**Description of the task**
Your task is to repeat the entries exactly. Leave the pictures out.

**Material shown**
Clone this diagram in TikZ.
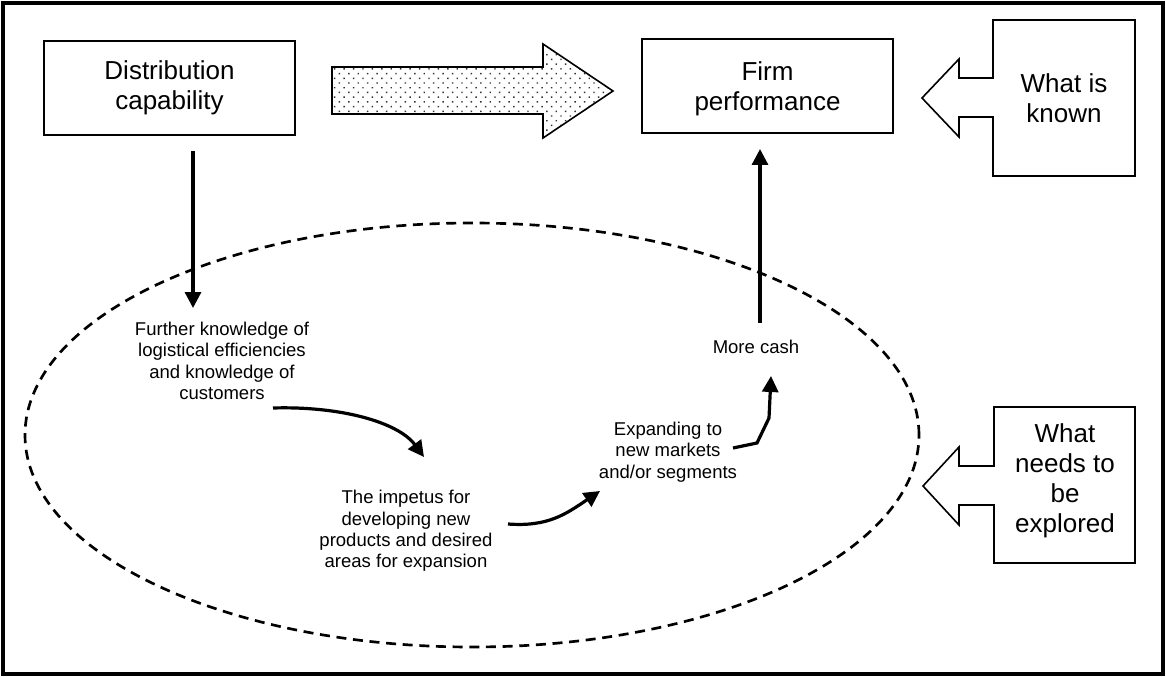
\documentclass[tikz,border=0pt]{standalone}
\usepackage{fontspec}
\setmainfont{Liberation Sans}
\usetikzlibrary{arrows.meta,patterns.meta}

\tikzset{
  bigtext/.style={font=\fontsize{19.5pt}{22.5pt}\selectfont, align=center, inner sep=0pt},
  smalltext/.style={font=\fontsize{13.9pt}{16.1pt}\selectfont, align=center, inner sep=0pt},
  mainbox/.style={draw, line width=1.6pt, minimum width=188.25pt, minimum height=70.5pt, bigtext},
  callout/.style={draw, line width=1.2pt, line join=miter},
  flow/.style={line width=2.4pt, -{Triangle[length=12pt,width=12pt]}},
  region/.style={line width=2pt, dash pattern=on 7.5pt off 5pt}
}

\begin{document}
\begin{tikzpicture}[x=0.75pt, y=-0.75pt]
  \useasboundingbox (0,0) rectangle (1166,677);
  % outer frame
  \draw[line width=2.4pt] (3,3) rectangle (1163,674);

  % main boxes
  \node[mainbox] (dist) at (169.5,88) {Distribution\\capability};
  \node[mainbox, text depth=0pt] (firm) at (767.5,86) {Firm\\performance};

  % dotted block arrow between the boxes
  \draw[line width=1.2pt, pattern={Dots[distance=5pt, angle=45, radius=0.75pt]}, pattern color=black!80]
    (332,67) -- (543,67) -- (543,44) -- (613,91) -- (543,138) -- (543,114) -- (332,114) -- cycle;

  % "What is known" callout
  \draw[callout] (993,20) -- (1135,20) -- (1135,176) -- (993,176) -- (993,117) -- (959,117)
    -- (959,137) -- (922,98) -- (959,59) -- (959,78) -- (993,78) -- cycle;
  \node[bigtext] (known) at (1064,98) {What is\\known};

  % "What needs to be explored" callout
  \draw[callout] (994,407) -- (1135,407) -- (1135,563) -- (994,563) -- (994,505) -- (959,505)
    -- (959,525) -- (923,486) -- (959,447) -- (959,466) -- (994,466) -- cycle;
  \node[bigtext] (explore) at (1065,481) {What\\needs to\\be\\explored};

  % dashed region
  \draw[region] (472,435) ellipse [x radius=335.25pt, y radius=159pt];

  % texts inside the region
  \node[smalltext] (further) at (222,361) {Further knowledge of\\logistical efficiencies\\and knowledge of\\customers};
  \node[smalltext] (impetus) at (406,531) {The impetus for\\developing new\\products and desired\\areas for expansion};
  \node[smalltext] (expand) at (668,452) {Expanding to\\new markets\\and/or segments};
  \node[smalltext] (cash) at (756,347) {More cash};

  % connector end points
  \coordinate (distOut) at (193,151);
  \coordinate (furtherIn) at (193,308);
  \coordinate (furtherOut) at (273,408);
  \coordinate (impetusIn) at (424,457);
  \coordinate (impetusOut) at (508,524);
  \coordinate (expandIn) at (600,491);
  \coordinate (expandOut) at (733,448);
  \coordinate (cashIn) at (771,376);
  \coordinate (cashOut) at (760,323);
  \coordinate (firmIn) at (760,149);

  % flow arrows
  \draw[flow] (distOut) -- (furtherIn);
  \draw[flow] (furtherOut) .. controls (340,406) and (398,422) .. (impetusIn);
  \draw[flow] (impetusOut) .. controls (548,527) and (566,514) .. (expandIn);
  \draw[flow] (expandOut) -- (757,443) -- (769,418) -- (cashIn);
  \draw[flow] (cashOut) -- (firmIn);
\end{tikzpicture}
\end{document}
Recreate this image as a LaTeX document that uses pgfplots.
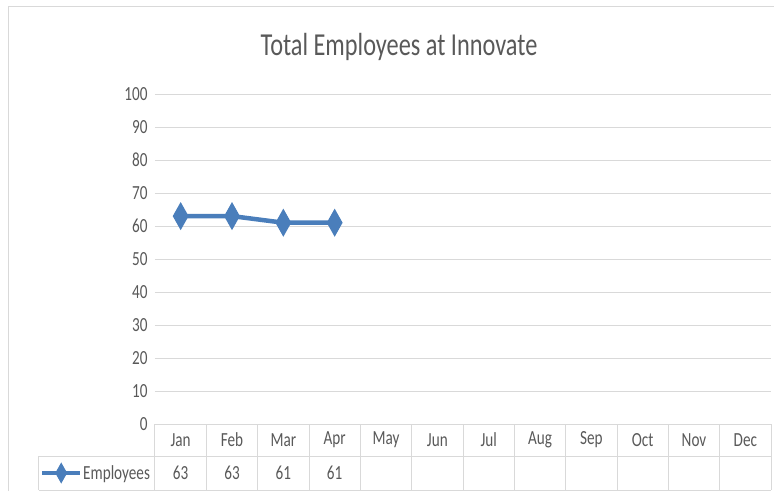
\documentclass[border=0pt]{standalone}
\usepackage{fontspec}
\setmainfont{Carlito}[FakeStretch=0.76]
\usepackage{pgfplots}
\usepackage{pgfplotstable}
\pgfplotsset{compat=1.18}
\definecolor{txt}{HTML}{595959}
\definecolor{grd}{HTML}{D9D9D9}
\definecolor{ln}{HTML}{4A7EBB}
\pgfplotstableread{
x emp
0.5 63
1.5 63
2.5 61
3.5 61
}\emp
\begin{document}
\begin{tikzpicture}
\path[use as bounding box] (0pt,0pt) rectangle (774pt,491pt);
\draw[grd, line width=1pt] (8pt,0pt) -- (8pt,484pt) -- (774pt,484pt);
\node[txt, font=\fontsize{32}{38}\selectfont] at (399pt,444pt) {Total Employees at Innovate};
\begin{axis}[
  at={(155pt,67pt)}, anchor=south west, scale only axis,
  width=616pt, height=330pt,
  xmin=0, xmax=12, ymin=0, ymax=100, clip=false,
  axis line style={draw=none}, tick style={draw=none},
  ytick={0,10,...,100}, ymajorgrids,
  grid style={grd, line width=1pt},
  xtick={0.5,1.5,...,11.5},
  xticklabels={Jan,Feb,Mar,Apr,May,Jun,Jul,Aug,Sep,Oct,Nov,Dec},
  ticklabel style={txt, font=\fontsize{20}{24}\selectfont},
  /pgf/number format/assume math mode=true,
  yticklabel style={xshift=-4pt},
  xticklabel style={anchor=center, yshift=-16pt},
  legend style={at={(axis cs:-2.24,-14.85)}, anchor=west, draw=none, fill=none,
    inner sep=0pt, font=\fontsize{20}{24}\selectfont, text=txt, nodes={inner sep=1pt}},
  legend image code/.code={\draw[#1, mark repeat=2, mark phase=2, line width=4pt, mark size=6.5pt, mark options={solid, xscale=0.75}] plot coordinates {(0pt,0pt) (19pt,0pt) (38pt,0pt)};},
]
\pgfplotsinvokeforeach{0,...,12}{\draw[grd, line width=1pt] (axis cs:#1,0) -- (axis cs:#1,-20);}
\draw[grd, line width=1pt] (axis cs:-2.26,-9.7) -- (axis cs:12,-9.7);
\draw[grd, line width=1pt] (axis cs:-2.26,-20) -- (axis cs:12,-20);
\draw[grd, line width=1pt] (axis cs:-2.26,-9.7) -- (axis cs:-2.26,-20);
\addplot[ln, line width=4.5pt, mark=diamond*, mark size=9.5pt, mark options={solid, xscale=0.75}] table[x=x, y=emp]{\emp};
\addlegendentry{Employees}
\addplot[draw=none, mark=none, nodes near coords, point meta=\thisrow{emp},
  nodes near coords style={txt, font=\fontsize{20}{24}\selectfont, anchor=center}, forget plot]
  table[x=x, y expr=-14.85]{\emp};
\end{axis}
\end{tikzpicture}
\end{document}
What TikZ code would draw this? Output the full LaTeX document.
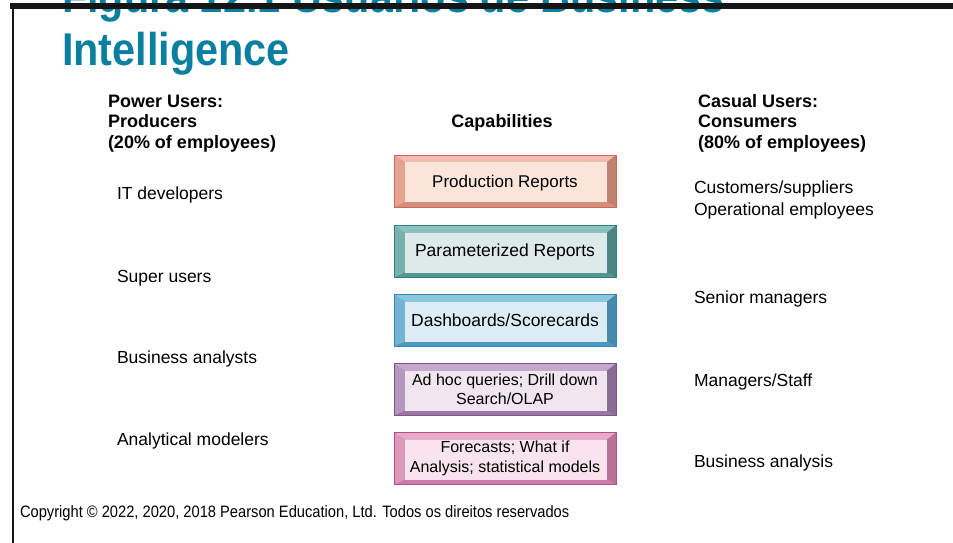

**Output for this exercise**
Clone this diagram in TikZ.
\documentclass[tikz,border=0pt]{standalone}
\usepackage{fontspec}
\setmainfont{Liberation Sans}
\usetikzlibrary{arrows.meta,patterns.meta}

\tikzset{
  bigtext/.style={font=\fontsize{19.5pt}{22.5pt}\selectfont, align=center, inner sep=0pt},
  smalltext/.style={font=\fontsize{13.9pt}{16.1pt}\selectfont, align=center, inner sep=0pt},
  mainbox/.style={draw, line width=1.6pt, minimum width=188.25pt, minimum height=70.5pt, bigtext},
  callout/.style={draw, line width=1.2pt, line join=miter},
  flow/.style={line width=2.4pt, -{Triangle[length=12pt,width=12pt]}},
  region/.style={line width=2pt, dash pattern=on 7.5pt off 5pt}
}

\begin{document}
\begin{tikzpicture}[x=0.75pt, y=-0.75pt]
  \useasboundingbox (0,0) rectangle (1166,677);
  % outer frame
  \draw[line width=2.4pt] (3,3) rectangle (1163,674);

  % main boxes
  \node[mainbox] (dist) at (169.5,88) {Distribution\\capability};
  \node[mainbox, text depth=0pt] (firm) at (767.5,86) {Firm\\performance};

  % dotted block arrow between the boxes
  \draw[line width=1.2pt, pattern={Dots[distance=5pt, angle=45, radius=0.75pt]}, pattern color=black!80]
    (332,67) -- (543,67) -- (543,44) -- (613,91) -- (543,138) -- (543,114) -- (332,114) -- cycle;

  % "What is known" callout
  \draw[callout] (993,20) -- (1135,20) -- (1135,176) -- (993,176) -- (993,117) -- (959,117)
    -- (959,137) -- (922,98) -- (959,59) -- (959,78) -- (993,78) -- cycle;
  \node[bigtext] (known) at (1064,98) {What is\\known};

  % "What needs to be explored" callout
  \draw[callout] (994,407) -- (1135,407) -- (1135,563) -- (994,563) -- (994,505) -- (959,505)
    -- (959,525) -- (923,486) -- (959,447) -- (959,466) -- (994,466) -- cycle;
  \node[bigtext] (explore) at (1065,481) {What\\needs to\\be\\explored};

  % dashed region
  \draw[region] (472,435) ellipse [x radius=335.25pt, y radius=159pt];

  % texts inside the region
  \node[smalltext] (further) at (222,361) {Further knowledge of\\logistical efficiencies\\and knowledge of\\customers};
  \node[smalltext] (impetus) at (406,531) {The impetus for\\developing new\\products and desired\\areas for expansion};
  \node[smalltext] (expand) at (668,452) {Expanding to\\new markets\\and/or segments};
  \node[smalltext] (cash) at (756,347) {More cash};

  % connector end points
  \coordinate (distOut) at (193,151);
  \coordinate (furtherIn) at (193,308);
  \coordinate (furtherOut) at (273,408);
  \coordinate (impetusIn) at (424,457);
  \coordinate (impetusOut) at (508,524);
  \coordinate (expandIn) at (600,491);
  \coordinate (expandOut) at (733,448);
  \coordinate (cashIn) at (771,376);
  \coordinate (cashOut) at (760,323);
  \coordinate (firmIn) at (760,149);

  % flow arrows
  \draw[flow] (distOut) -- (furtherIn);
  \draw[flow] (furtherOut) .. controls (340,406) and (398,422) .. (impetusIn);
  \draw[flow] (impetusOut) .. controls (548,527) and (566,514) .. (expandIn);
  \draw[flow] (expandOut) -- (757,443) -- (769,418) -- (cashIn);
  \draw[flow] (cashOut) -- (firmIn);
\end{tikzpicture}
\end{document}
Recreate this image as a LaTeX document that uses pgfplots.
\documentclass[border=0pt]{standalone}
\usepackage{fontspec}
\setmainfont{Carlito}[FakeStretch=0.76]
\usepackage{pgfplots}
\usepackage{pgfplotstable}
\pgfplotsset{compat=1.18}
\definecolor{txt}{HTML}{595959}
\definecolor{grd}{HTML}{D9D9D9}
\definecolor{ln}{HTML}{4A7EBB}
\pgfplotstableread{
x emp
0.5 63
1.5 63
2.5 61
3.5 61
}\emp
\begin{document}
\begin{tikzpicture}
\path[use as bounding box] (0pt,0pt) rectangle (774pt,491pt);
\draw[grd, line width=1pt] (8pt,0pt) -- (8pt,484pt) -- (774pt,484pt);
\node[txt, font=\fontsize{32}{38}\selectfont] at (399pt,444pt) {Total Employees at Innovate};
\begin{axis}[
  at={(155pt,67pt)}, anchor=south west, scale only axis,
  width=616pt, height=330pt,
  xmin=0, xmax=12, ymin=0, ymax=100, clip=false,
  axis line style={draw=none}, tick style={draw=none},
  ytick={0,10,...,100}, ymajorgrids,
  grid style={grd, line width=1pt},
  xtick={0.5,1.5,...,11.5},
  xticklabels={Jan,Feb,Mar,Apr,May,Jun,Jul,Aug,Sep,Oct,Nov,Dec},
  ticklabel style={txt, font=\fontsize{20}{24}\selectfont},
  /pgf/number format/assume math mode=true,
  yticklabel style={xshift=-4pt},
  xticklabel style={anchor=center, yshift=-16pt},
  legend style={at={(axis cs:-2.24,-14.85)}, anchor=west, draw=none, fill=none,
    inner sep=0pt, font=\fontsize{20}{24}\selectfont, text=txt, nodes={inner sep=1pt}},
  legend image code/.code={\draw[#1, mark repeat=2, mark phase=2, line width=4pt, mark size=6.5pt, mark options={solid, xscale=0.75}] plot coordinates {(0pt,0pt) (19pt,0pt) (38pt,0pt)};},
]
\pgfplotsinvokeforeach{0,...,12}{\draw[grd, line width=1pt] (axis cs:#1,0) -- (axis cs:#1,-20);}
\draw[grd, line width=1pt] (axis cs:-2.26,-9.7) -- (axis cs:12,-9.7);
\draw[grd, line width=1pt] (axis cs:-2.26,-20) -- (axis cs:12,-20);
\draw[grd, line width=1pt] (axis cs:-2.26,-9.7) -- (axis cs:-2.26,-20);
\addplot[ln, line width=4.5pt, mark=diamond*, mark size=9.5pt, mark options={solid, xscale=0.75}] table[x=x, y=emp]{\emp};
\addlegendentry{Employees}
\addplot[draw=none, mark=none, nodes near coords, point meta=\thisrow{emp},
  nodes near coords style={txt, font=\fontsize{20}{24}\selectfont, anchor=center}, forget plot]
  table[x=x, y expr=-14.85]{\emp};
\end{axis}
\end{tikzpicture}
\end{document}
What TikZ code would draw this? Output the full LaTeX document.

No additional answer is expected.